Without the pictures, output the records below word for word.

....

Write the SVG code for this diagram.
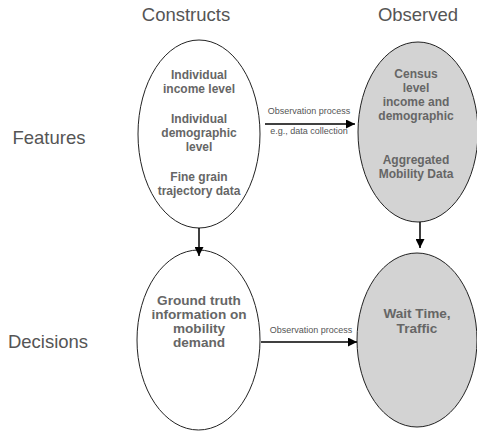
<svg xmlns="http://www.w3.org/2000/svg" width="477" height="434" viewBox="0 0 477 434">
<style>
.title{font-family:"Liberation Sans",Arial,sans-serif;font-size:18.5px;fill:#555;}
.row{font-family:"Liberation Sans",Arial,sans-serif;font-size:18.5px;fill:#555;}
.node{stroke:#222;stroke-width:1;}
.white{fill:#fff;}
.gray{fill:#d3d3d3;}
.t12{font-family:"Liberation Sans",Arial,sans-serif;font-size:12px;font-weight:bold;fill:#666;text-anchor:middle;}
.t14{font-family:"Liberation Sans",Arial,sans-serif;font-size:13.6px;font-weight:bold;fill:#666;text-anchor:middle;}
.lbl{font-family:"Liberation Sans",Arial,sans-serif;font-size:9px;fill:#555;text-anchor:middle;}
.edge{stroke:#000;stroke-width:1.5;fill:none;marker-end:url(#arr);}
</style>
<defs>
<marker id="arr" viewBox="0 0 10 10" refX="10" refY="5" markerWidth="6" markerHeight="6" markerUnits="strokeWidth" orient="auto">
<path d="M0,0 L10,5 L0,10 Z" fill="#000"/>
</marker>
</defs>
<rect width="477" height="434" fill="#fff"/>
<g id="headers">
<text class="title" x="186" y="21" text-anchor="middle">Constructs</text>
<text class="title" x="418" y="21" text-anchor="middle">Observed</text>
<text class="row" x="49" y="144" text-anchor="middle">Features</text>
<text class="row" x="48" y="348" text-anchor="middle">Decisions</text>
</g>
<g id="constructs-features">
<ellipse class="node white" cx="199" cy="134" rx="61" ry="94"/>
<text class="t12" x="199" y="79">Individual</text>
<text class="t12" x="199" y="93">income level</text>
<text class="t12" x="199" y="123">Individual</text>
<text class="t12" x="199" y="137">demographic</text>
<text class="t12" x="199" y="151">level</text>
<text class="t12" x="199" y="181">Fine grain</text>
<text class="t12" x="199" y="195">trajectory data</text>
</g>
<g id="observed-features">
<ellipse class="node gray" cx="418" cy="132" rx="60" ry="90"/>
<text class="t12" x="416" y="78">Census</text>
<text class="t12" x="416" y="92">level</text>
<text class="t12" x="416" y="106">income and</text>
<text class="t12" x="416" y="120">demographic</text>
<text class="t12" x="416" y="164">Aggregated</text>
<text class="t12" x="416" y="178">Mobility Data</text>
</g>
<g id="constructs-decisions">
<ellipse class="node white" cx="198.5" cy="340" rx="61.5" ry="90"/>
<text class="t14" x="199" y="305">Ground truth</text>
<text class="t14" x="199" y="319">information on</text>
<text class="t14" x="199" y="333">mobility</text>
<text class="t14" x="199" y="347">demand</text>
</g>
<g id="observed-decisions">
<ellipse class="node gray" cx="417" cy="340" rx="60" ry="87"/>
<text class="t14" x="417" y="318">Wait Time,</text>
<text class="t14" x="417" y="333">Traffic</text>
</g>
<g id="connectors">
<line class="edge" x1="265" y1="124" x2="355" y2="124"/>
<line class="edge" x1="261" y1="342" x2="357" y2="342"/>
<line class="edge" x1="199" y1="228" x2="199" y2="256"/>
<line class="edge" x1="420" y1="222" x2="420" y2="248"/>
<text class="lbl" x="309" y="114">Observation process</text>
<text class="lbl" x="309" y="134">e.g., data collection</text>
<text class="lbl" x="311" y="333">Observation process</text>
</g>
</svg>
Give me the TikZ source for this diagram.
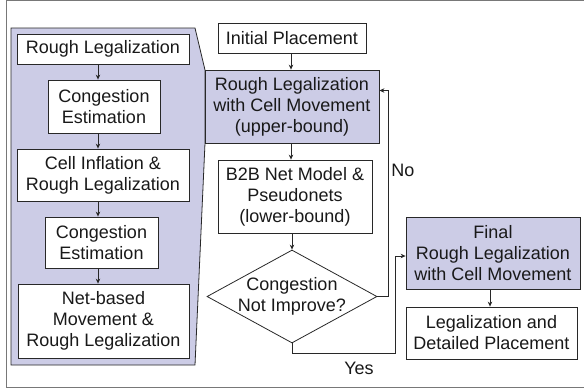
\documentclass[tikz,border=0pt]{standalone}
\usepackage{fontspec}
\setmainfont{Liberation Sans}
\usetikzlibrary{arrows.meta,shapes.geometric}
\definecolor{lav}{RGB}{204,204,230}
\definecolor{ln}{RGB}{40,40,40}
\definecolor{frm}{RGB}{120,120,120}
\begin{document}
\begin{tikzpicture}[x=1pt,y=-1pt,
  every node/.style={font=\fontsize{18}{21}\selectfont, text=black!90},
  box/.style={draw=ln, line width=0.8pt, fill=white, align=center, inner sep=0pt},
  hbox/.style={box, fill=lav},
  arr/.style={draw=ln, line width=0.8pt, -{Stealth[length=5pt,width=4.5pt]}},
  lbl/.style={inner sep=0pt}]
\useasboundingbox (0,0) rectangle (584,389);
\fill[white] (0,0) rectangle (584,389);
\draw[frm, line width=1pt] (584,0.5) -- (6,0.5) -- (6,387) -- (584,387);
% callout panel
\draw[ln, line width=0.8pt, fill=lav] (11,28) -- (195,28) -- (205,70) -- (205,143) -- (195,365) -- (11,365) -- cycle;
% left boxes
\node[box, minimum width=172, minimum height=30] (lb1) at (103,49) {Rough Legalization};
\node[box, minimum width=112, minimum height=53] (lb2) at (104,106.5) {Congestion\\Estimation};
\node[box, minimum width=172, minimum height=52] (lb3) at (103,175) {Cell Inflation \&\\Rough Legalization};
\node[box, minimum width=113, minimum height=51] (lb4) at (101.5,242.5) {Congestion\\Estimation};
\node[box, minimum width=171, minimum height=74] (lb5) at (103.5,321) {Net-based\\Movement \&\\Rough Legalization};
\coordinate (ax) at (98,0);
\draw[arr] (lb1.south -| ax) -- (lb2.north -| ax);
\draw[arr] (lb2.south -| ax) -- (lb3.north -| ax);
\draw[arr] (lb3.south -| ax) -- (lb4.north -| ax);
\draw[arr] (lb4.south -| ax) -- (lb5.north -| ax);
% right flow
\node[box, minimum width=148, minimum height=30] (ip) at (292,38) {Initial Placement};
\node[hbox, minimum width=174, minimum height=73] (rl) at (292,106.5) {Rough Legalization\\with Cell Movement\\(upper-bound)};
\node[box, minimum width=154, minimum height=73] (b2b) at (295,196.5) {B2B Net Model \&\\Pseudonets\\(lower-bound)};
\node[diamond, draw=ln, line width=0.8pt, fill=white, minimum width=170, minimum height=93, inner sep=0pt] (d) at (292,296.5) {};
\node[align=center, inner sep=0pt] (dt) at (d.center) {Congestion\\Not Improve?};
\node[hbox, minimum width=174, minimum height=72] (fin) at (493,253) {Final\\Rough Legalization\\with Cell Movement};
\node[box, minimum width=171, minimum height=52] (leg) at (491.5,333) {Legalization and\\Detailed Placement};
\draw[arr] (ip.south -| 291,0) -- (rl.north -| 291,0);
\draw[arr] (rl.south -| 291,0) -- (b2b.north -| 291,0);
\draw[arr] (b2b.south -| d.north) -- (d.north);
\draw[arr] (d.east) -- ++(11,0) |- ([yshift=16pt]rl.east);
\coordinate (yc) at (395,353);
\draw[arr] (d.south) |- (yc) |- ([yshift=-3pt]fin.west);
\draw[arr] (fin.south -| 490,0) -- (leg.north -| 490,0);
\node[lbl] (no) at (403,170) {No};
\node[lbl] (yes) at (359,368) {Yes};
\end{tikzpicture}
\end{document}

....

- [Task response]:
Write the SVG code for this diagram.
<svg xmlns="http://www.w3.org/2000/svg" width="477" height="434" viewBox="0 0 477 434">
<style>
.title{font-family:"Liberation Sans",Arial,sans-serif;font-size:18.5px;fill:#555;}
.row{font-family:"Liberation Sans",Arial,sans-serif;font-size:18.5px;fill:#555;}
.node{stroke:#222;stroke-width:1;}
.white{fill:#fff;}
.gray{fill:#d3d3d3;}
.t12{font-family:"Liberation Sans",Arial,sans-serif;font-size:12px;font-weight:bold;fill:#666;text-anchor:middle;}
.t14{font-family:"Liberation Sans",Arial,sans-serif;font-size:13.6px;font-weight:bold;fill:#666;text-anchor:middle;}
.lbl{font-family:"Liberation Sans",Arial,sans-serif;font-size:9px;fill:#555;text-anchor:middle;}
.edge{stroke:#000;stroke-width:1.5;fill:none;marker-end:url(#arr);}
</style>
<defs>
<marker id="arr" viewBox="0 0 10 10" refX="10" refY="5" markerWidth="6" markerHeight="6" markerUnits="strokeWidth" orient="auto">
<path d="M0,0 L10,5 L0,10 Z" fill="#000"/>
</marker>
</defs>
<rect width="477" height="434" fill="#fff"/>
<g id="headers">
<text class="title" x="186" y="21" text-anchor="middle">Constructs</text>
<text class="title" x="418" y="21" text-anchor="middle">Observed</text>
<text class="row" x="49" y="144" text-anchor="middle">Features</text>
<text class="row" x="48" y="348" text-anchor="middle">Decisions</text>
</g>
<g id="constructs-features">
<ellipse class="node white" cx="199" cy="134" rx="61" ry="94"/>
<text class="t12" x="199" y="79">Individual</text>
<text class="t12" x="199" y="93">income level</text>
<text class="t12" x="199" y="123">Individual</text>
<text class="t12" x="199" y="137">demographic</text>
<text class="t12" x="199" y="151">level</text>
<text class="t12" x="199" y="181">Fine grain</text>
<text class="t12" x="199" y="195">trajectory data</text>
</g>
<g id="observed-features">
<ellipse class="node gray" cx="418" cy="132" rx="60" ry="90"/>
<text class="t12" x="416" y="78">Census</text>
<text class="t12" x="416" y="92">level</text>
<text class="t12" x="416" y="106">income and</text>
<text class="t12" x="416" y="120">demographic</text>
<text class="t12" x="416" y="164">Aggregated</text>
<text class="t12" x="416" y="178">Mobility Data</text>
</g>
<g id="constructs-decisions">
<ellipse class="node white" cx="198.5" cy="340" rx="61.5" ry="90"/>
<text class="t14" x="199" y="305">Ground truth</text>
<text class="t14" x="199" y="319">information on</text>
<text class="t14" x="199" y="333">mobility</text>
<text class="t14" x="199" y="347">demand</text>
</g>
<g id="observed-decisions">
<ellipse class="node gray" cx="417" cy="340" rx="60" ry="87"/>
<text class="t14" x="417" y="318">Wait Time,</text>
<text class="t14" x="417" y="333">Traffic</text>
</g>
<g id="connectors">
<line class="edge" x1="265" y1="124" x2="355" y2="124"/>
<line class="edge" x1="261" y1="342" x2="357" y2="342"/>
<line class="edge" x1="199" y1="228" x2="199" y2="256"/>
<line class="edge" x1="420" y1="222" x2="420" y2="248"/>
<text class="lbl" x="309" y="114">Observation process</text>
<text class="lbl" x="309" y="134">e.g., data collection</text>
<text class="lbl" x="311" y="333">Observation process</text>
</g>
</svg>
Give me the TikZ source for this diagram.
\documentclass[tikz,border=0pt]{standalone}
\usepackage{fontspec}
\setmainfont{Liberation Sans}
\usetikzlibrary{arrows.meta,shapes.geometric}
\definecolor{lav}{RGB}{204,204,230}
\definecolor{ln}{RGB}{40,40,40}
\definecolor{frm}{RGB}{120,120,120}
\begin{document}
\begin{tikzpicture}[x=1pt,y=-1pt,
  every node/.style={font=\fontsize{18}{21}\selectfont, text=black!90},
  box/.style={draw=ln, line width=0.8pt, fill=white, align=center, inner sep=0pt},
  hbox/.style={box, fill=lav},
  arr/.style={draw=ln, line width=0.8pt, -{Stealth[length=5pt,width=4.5pt]}},
  lbl/.style={inner sep=0pt}]
\useasboundingbox (0,0) rectangle (584,389);
\fill[white] (0,0) rectangle (584,389);
\draw[frm, line width=1pt] (584,0.5) -- (6,0.5) -- (6,387) -- (584,387);
% callout panel
\draw[ln, line width=0.8pt, fill=lav] (11,28) -- (195,28) -- (205,70) -- (205,143) -- (195,365) -- (11,365) -- cycle;
% left boxes
\node[box, minimum width=172, minimum height=30] (lb1) at (103,49) {Rough Legalization};
\node[box, minimum width=112, minimum height=53] (lb2) at (104,106.5) {Congestion\\Estimation};
\node[box, minimum width=172, minimum height=52] (lb3) at (103,175) {Cell Inflation \&\\Rough Legalization};
\node[box, minimum width=113, minimum height=51] (lb4) at (101.5,242.5) {Congestion\\Estimation};
\node[box, minimum width=171, minimum height=74] (lb5) at (103.5,321) {Net-based\\Movement \&\\Rough Legalization};
\coordinate (ax) at (98,0);
\draw[arr] (lb1.south -| ax) -- (lb2.north -| ax);
\draw[arr] (lb2.south -| ax) -- (lb3.north -| ax);
\draw[arr] (lb3.south -| ax) -- (lb4.north -| ax);
\draw[arr] (lb4.south -| ax) -- (lb5.north -| ax);
% right flow
\node[box, minimum width=148, minimum height=30] (ip) at (292,38) {Initial Placement};
\node[hbox, minimum width=174, minimum height=73] (rl) at (292,106.5) {Rough Legalization\\with Cell Movement\\(upper-bound)};
\node[box, minimum width=154, minimum height=73] (b2b) at (295,196.5) {B2B Net Model \&\\Pseudonets\\(lower-bound)};
\node[diamond, draw=ln, line width=0.8pt, fill=white, minimum width=170, minimum height=93, inner sep=0pt] (d) at (292,296.5) {};
\node[align=center, inner sep=0pt] (dt) at (d.center) {Congestion\\Not Improve?};
\node[hbox, minimum width=174, minimum height=72] (fin) at (493,253) {Final\\Rough Legalization\\with Cell Movement};
\node[box, minimum width=171, minimum height=52] (leg) at (491.5,333) {Legalization and\\Detailed Placement};
\draw[arr] (ip.south -| 291,0) -- (rl.north -| 291,0);
\draw[arr] (rl.south -| 291,0) -- (b2b.north -| 291,0);
\draw[arr] (b2b.south -| d.north) -- (d.north);
\draw[arr] (d.east) -- ++(11,0) |- ([yshift=16pt]rl.east);
\coordinate (yc) at (395,353);
\draw[arr] (d.south) |- (yc) |- ([yshift=-3pt]fin.west);
\draw[arr] (fin.south -| 490,0) -- (leg.north -| 490,0);
\node[lbl] (no) at (403,170) {No};
\node[lbl] (yes) at (359,368) {Yes};
\end{tikzpicture}
\end{document}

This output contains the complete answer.